Speaking of pussy, I wish Peetz would stop being one and actually try to score some while Queen Heifertiti stays at the trap house. The average bachelor would have company come by to entertain him and not fucking sit around waiting for his slob of a roommate to come home so he can brag about how good of a boy he is for emptying a fucking litter box.
 
What I love is how her 'totally not a meth pipe burn' is still on her face, even her slimming red face filter can't really mask it. Some shaving cut that is.

Also on the topic, she's put on so much weight this last couple of months that her slimming filter barely works, she looks fucking huge.
 
Ah, another "MY WAY" recipe video AKA "My FUCKED UP Way" of making traditional meals.

His food looks absolutely disgusting most times, and that's not any disrespect towards other cultures and their food choices. However, like someone else said, the way he plates his food looks bizarre and unappetizing, and he genuinely doesn't seem to know the proper way to prepare meals. Chef jobs be damned.

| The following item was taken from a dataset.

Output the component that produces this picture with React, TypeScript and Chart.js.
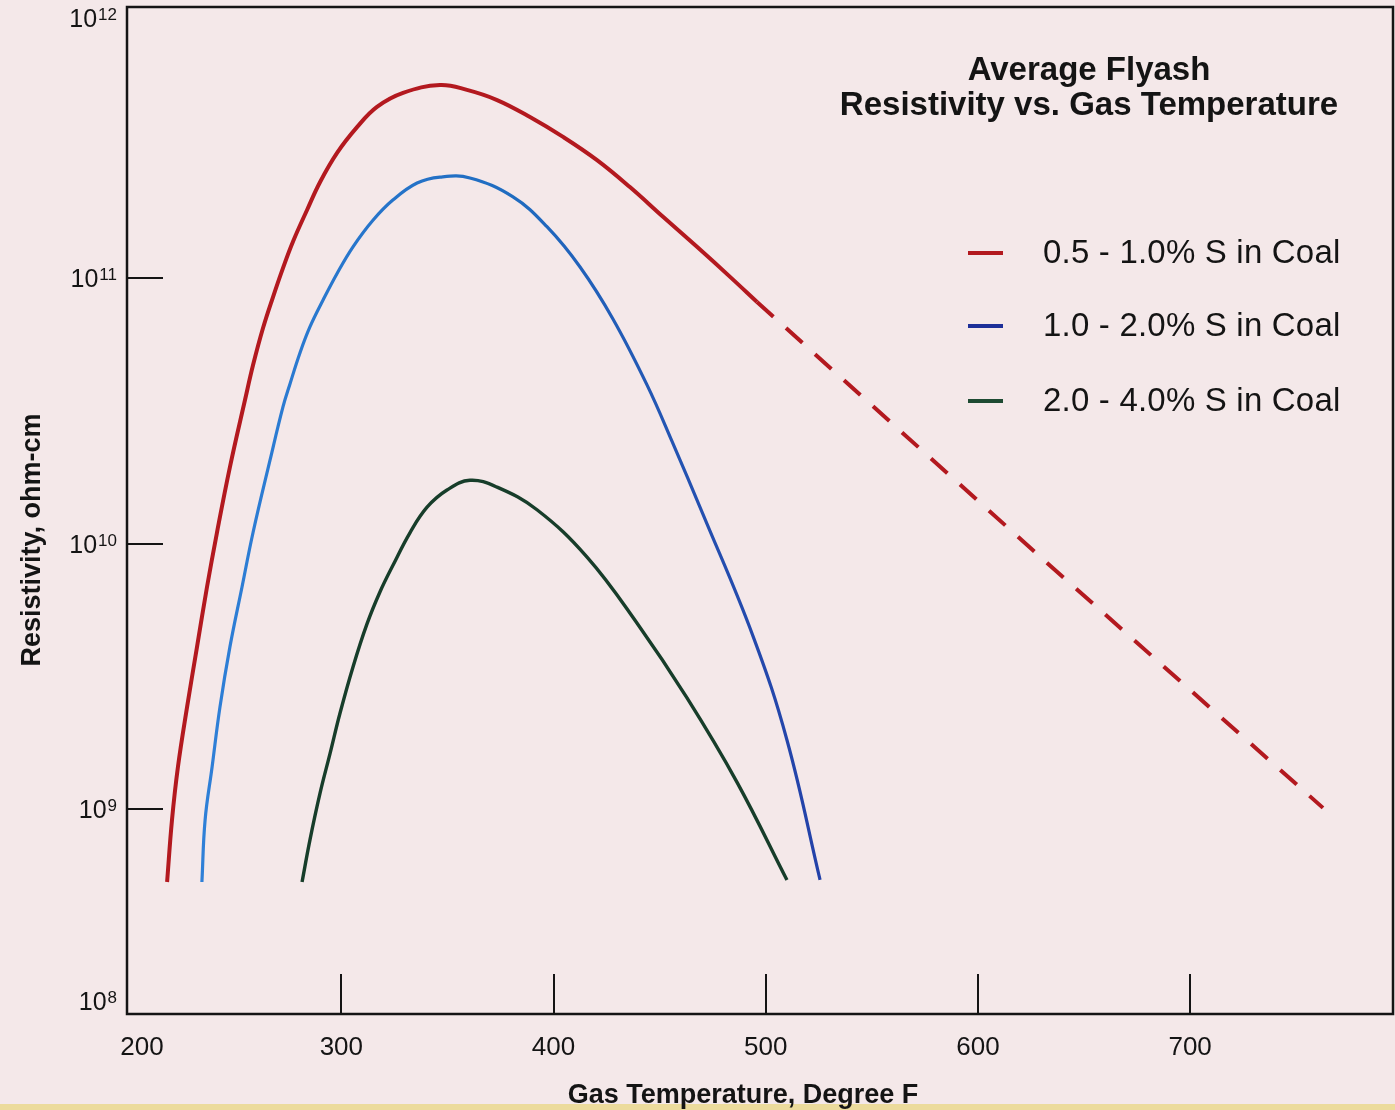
import React, { useEffect, useRef } from "react";
import { Chart, registerables } from "chart.js";

Chart.register(...registerables);

// ---------- data ----------
const seriesLabels = ["0.5 - 1.0% S in Coal", "1.0 - 2.0% S in Coal", "2.0 - 4.0% S in Coal"];

// 0.5 - 1.0 % S (solid part)
const lowSTemp = [217.9, 220.2, 223.0, 227.3, 232.0, 236.7, 241.4, 247.5, 254.6, 258.4, 263.1, 267.8, 272.5, 277.2, 283.8, 290.0, 298.0, 307.4, 316.8, 329.1, 346.5, 359.2, 373.4, 388.9, 404.5, 420.5, 436.0, 451.6, 467.6, 483.2, 495.9];
const lowSRes = [5.31e8, 9.09e8, 1.44e9, 2.42e9, 4.08e9, 6.86e9, 1.1e10, 1.94e10, 3.47e10, 4.7e10, 6.48e10, 8.48e10, 1.09e11, 1.37e11, 1.8e11, 2.3e11, 2.96e11, 3.7e11, 4.41e11, 4.98e11, 5.33e11, 5.11e11, 4.68e11, 4.04e11, 3.4e11, 2.78e11, 2.2e11, 1.7e11, 1.31e11, 1.01e11, 8.12e10];
// 0.5 - 1.0 % S (dashed extrapolation)
const lowSExtTemp = [495.9, 632.6, 762.6];
const lowSExtRes = [8.12e10, 8.45e9, 1.01e9];

// 1.0 - 2.0 % S
const midSTemp = [234.3, 235.8, 239.1, 242.8, 247.5, 253.2, 258.4, 266.4, 272.5, 275.8, 280.5, 285.2, 291.4, 298.0, 305.5, 314.9, 324.4, 335.7, 346.5, 360.6, 380.9, 396.9, 412.5, 428.0, 444.1, 455.8, 470.4, 494.0, 510.0, 525.6];
const midSRes = [5.31e8, 9.09e8, 1.44e9, 2.42e9, 4.08e9, 6.86e9, 1.1e10, 2.06e10, 3.27e10, 3.99e10, 5.22e10, 6.54e10, 8.26e10, 1.04e11, 1.31e11, 1.65e11, 1.97e11, 2.28e11, 2.4e11, 2.38e11, 2.02e11, 1.56e11, 1.1e11, 7.01e10, 3.95e10, 2.43e10, 1.29e10, 4.48e9, 1.82e9, 5.41e8];

// 2.0 - 4.0 % S
const highSTemp = [281.5, 285.2, 290.0, 294.7, 299.4, 305.5, 312.1, 318.2, 324.4, 332.4, 340.4, 349.8, 360.6, 373.4, 392.2, 415.8, 439.3, 462.9, 486.5, 510.0];
const highSRes = [5.31e8, 7.64e8, 1.15e9, 1.62e9, 2.3e9, 3.43e9, 4.98e9, 6.57e9, 8.3e9, 1.1e10, 1.37e10, 1.59e10, 1.73e10, 1.63e10, 1.34e10, 8.89e9, 5.02e9, 2.62e9, 1.26e9, 5.4e8];

const xTickLabels = [200, 300, 400, 500, 600, 700];
const xTickMarks = [300, 400, 500, 600, 700];
const yTickExponents = [12, 11, 10, 9, 8];
const yTickMarks = [1e11, 1e10, 1e9];

const xMin = 199;
const xMax = 795.6;
const yMin = Math.pow(10, 8.228);
const yMax = Math.pow(10, 12.0207);

// ---------- styling ----------
const FONT = '"Liberation Sans", Arial, Helvetica, sans-serif';
const BG = "#f4e8e9";
const INK = "#141414";
const RED = "#b3191f";
const GREEN = "#173d2a";
const legendColors = ["#b3191f", "#1d2f98", "#1d4a32"];

const toPts = (xs: number[], ys: number[]) => xs.map((x, i) => ({ x, y: ys[i] }));

const overlayPlugin = {
  id: "flyashOverlay",
  beforeDraw(chart: any) {
    const { ctx, width, height } = chart;
    ctx.save();
    ctx.fillStyle = BG;
    ctx.fillRect(0, 0, width, height);
    ctx.fillStyle = "#ecdb9c";
    ctx.fillRect(0, height - 6, width, 6);
    ctx.restore();
  },
  afterDatasetsDraw(chart: any) {
    const { ctx, chartArea: a, scales } = chart;
    const xs = scales.x;
    const ys = scales.y;
    ctx.save();

    // frame
    ctx.strokeStyle = INK;
    ctx.lineWidth = 2.5;
    ctx.beginPath();
    ctx.moveTo(a.left, a.top);
    ctx.lineTo(a.right, a.top);
    ctx.lineTo(a.right, a.bottom);
    ctx.lineTo(a.left, a.bottom);
    ctx.closePath();
    ctx.stroke();

    // inner ticks
    ctx.lineWidth = 2;
    xTickMarks.forEach((v) => {
      const px = Math.round(xs.getPixelForValue(v));
      ctx.beginPath();
      ctx.moveTo(px, a.bottom);
      ctx.lineTo(px, a.bottom - 40);
      ctx.stroke();
    });
    yTickMarks.forEach((v) => {
      const py = Math.round(ys.getPixelForValue(v));
      ctx.beginPath();
      ctx.moveTo(a.left, py);
      ctx.lineTo(a.left + 36, py);
      ctx.stroke();
    });

    // x tick labels
    ctx.fillStyle = INK;
    ctx.font = `26px ${FONT}`;
    ctx.textAlign = "center";
    ctx.textBaseline = "alphabetic";
    xTickLabels.forEach((v) => {
      const px = Math.max(xs.getPixelForValue(v), a.left + 15);
      ctx.fillText(String(v), px, a.bottom + 41);
    });

    // y tick labels (10^n)
    yTickExponents.forEach((e) => {
      let py = ys.getPixelForValue(Math.pow(10, e));
      if (py > a.bottom - 13) py = a.bottom - 13;
      if (py < a.top + 11) py = a.top + 11;
      const right = a.left - 10;
      ctx.font = `17px ${FONT}`;
      const ew = ctx.measureText(String(e)).width;
      ctx.font = `25px ${FONT}`;
      const bw = ctx.measureText("10").width;
      ctx.textAlign = "left";
      ctx.fillText("10", right - ew - bw - 1, py + 9);
      ctx.font = `17px ${FONT}`;
      ctx.fillText(String(e), right - ew, py + 2);
    });

    // axis titles
    ctx.font = `bold 27px ${FONT}`;
    ctx.textAlign = "center";
    ctx.textBaseline = "middle";
    ctx.fillText("Gas Temperature, Degree F", 743, a.bottom + 82);
    ctx.save();
    ctx.translate(33, 540);
    ctx.rotate(-Math.PI / 2);
    ctx.fillText("Resistivity, ohm-cm", 0, 0);
    ctx.restore();

    // chart title
    ctx.font = `bold 33px ${FONT}`;
    ctx.textBaseline = "alphabetic";
    ctx.fillText("Average Flyash", 1089, 80);
    ctx.fillText("Resistivity vs. Gas Temperature", 1089, 115);

    // legend
    const legendY = [253, 326, 401];
    seriesLabels.forEach((lab, i) => {
      ctx.strokeStyle = legendColors[i];
      ctx.lineWidth = 4;
      ctx.beginPath();
      ctx.moveTo(968, legendY[i]);
      ctx.lineTo(1003, legendY[i]);
      ctx.stroke();
      ctx.fillStyle = INK;
      ctx.font = `33px ${FONT}`;
      (ctx as any).letterSpacing = "0.2px";
      ctx.textAlign = "left";
      ctx.textBaseline = "middle";
      ctx.fillText(lab, 1043, legendY[i] + 1);
      (ctx as any).letterSpacing = "0px";
    });

    ctx.restore();
  },
};

export default function App() {
  const canvasRef = useRef<HTMLCanvasElement | null>(null);

  useEffect(() => {
    document.body.style.margin = "0";
    document.body.style.background = BG;
    const canvas = canvasRef.current;
    if (!canvas) return;

    const blueGradient = (c: any) => {
      const chart = c.chart;
      if (!chart.chartArea) return "#2a6cc8";
      const xs = chart.scales.x;
      const g = chart.ctx.createLinearGradient(xs.getPixelForValue(230), 0, xs.getPixelForValue(530), 0);
      g.addColorStop(0, "#2f80d8");
      g.addColorStop(0.5, "#1f6cc0");
      g.addColorStop(0.8, "#2450b0");
      g.addColorStop(1, "#2340a8");
      return g;
    };

    const curve = { pointRadius: 0, tension: 0.4, fill: false };

    const chart = new Chart(canvas, {
      type: "line",
      data: {
        datasets: [
          {
            ...curve,
            label: seriesLabels[0],
            data: toPts(lowSTemp, lowSRes),
            borderColor: RED,
            borderWidth: 4,
          },
          {
            label: seriesLabels[0] + " (extrapolated)",
            data: toPts(lowSExtTemp, lowSExtRes),
            borderColor: RED,
            borderWidth: 4,
            borderDash: [22, 17],
            pointRadius: 0,
            tension: 0,
            fill: false,
          },
          {
            ...curve,
            label: seriesLabels[1],
            data: toPts(midSTemp, midSRes),
            borderColor: blueGradient,
            borderWidth: 3.2,
          },
          {
            ...curve,
            label: seriesLabels[2],
            data: toPts(highSTemp, highSRes),
            borderColor: GREEN,
            borderWidth: 3.4,
          },
        ],
      },
      options: {
        responsive: false,
        animation: false,
        devicePixelRatio: 1,
        layout: { padding: { left: 127, top: 7, right: 2, bottom: 96 } },
        plugins: {
          legend: { display: false },
          tooltip: { enabled: false },
          title: { display: false },
        },
        scales: {
          x: { type: "linear", min: xMin, max: xMax, display: false },
          y: { type: "logarithmic", min: yMin, max: yMax, display: false },
        },
        elements: { line: { borderCapStyle: "butt", borderJoinStyle: "round" } },
      },
      plugins: [overlayPlugin],
    } as any);

    return () => chart.destroy();
  }, []);

  return (
    <div style={{ position: "absolute", left: 0, top: 0, width: 1395, height: 1110, background: BG }}>
      <canvas ref={canvasRef} width={1395} height={1110} style={{ display: "block" }} />
    </div>
  );
}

For instance, who would use chicken breasts for shawarma? We know damn well these crack heads are not health conscious, so why not use the more flavorful chicken thighs? Lamb? Fatso can afford it. That chicken breast shawarma looked drier than Chantal's menopausal pussy.

Speaking of pussy, I wish Peetz would stop being one and actually try to score some while Queen Heifertiti stays at the trap house. The average bachelor would have company come by to entertain him and not fucking sit around waiting for his slob of a roommate to come home so he can brag about how good of a boy he is for emptying a fucking litter box.

How is he supposed to pick up women? "Hey wanna come back to my cat piss infested hovel and read my xmen rape fics and see all the my little pony hentai I've collected"? Not even Mae would be crazy enough for that.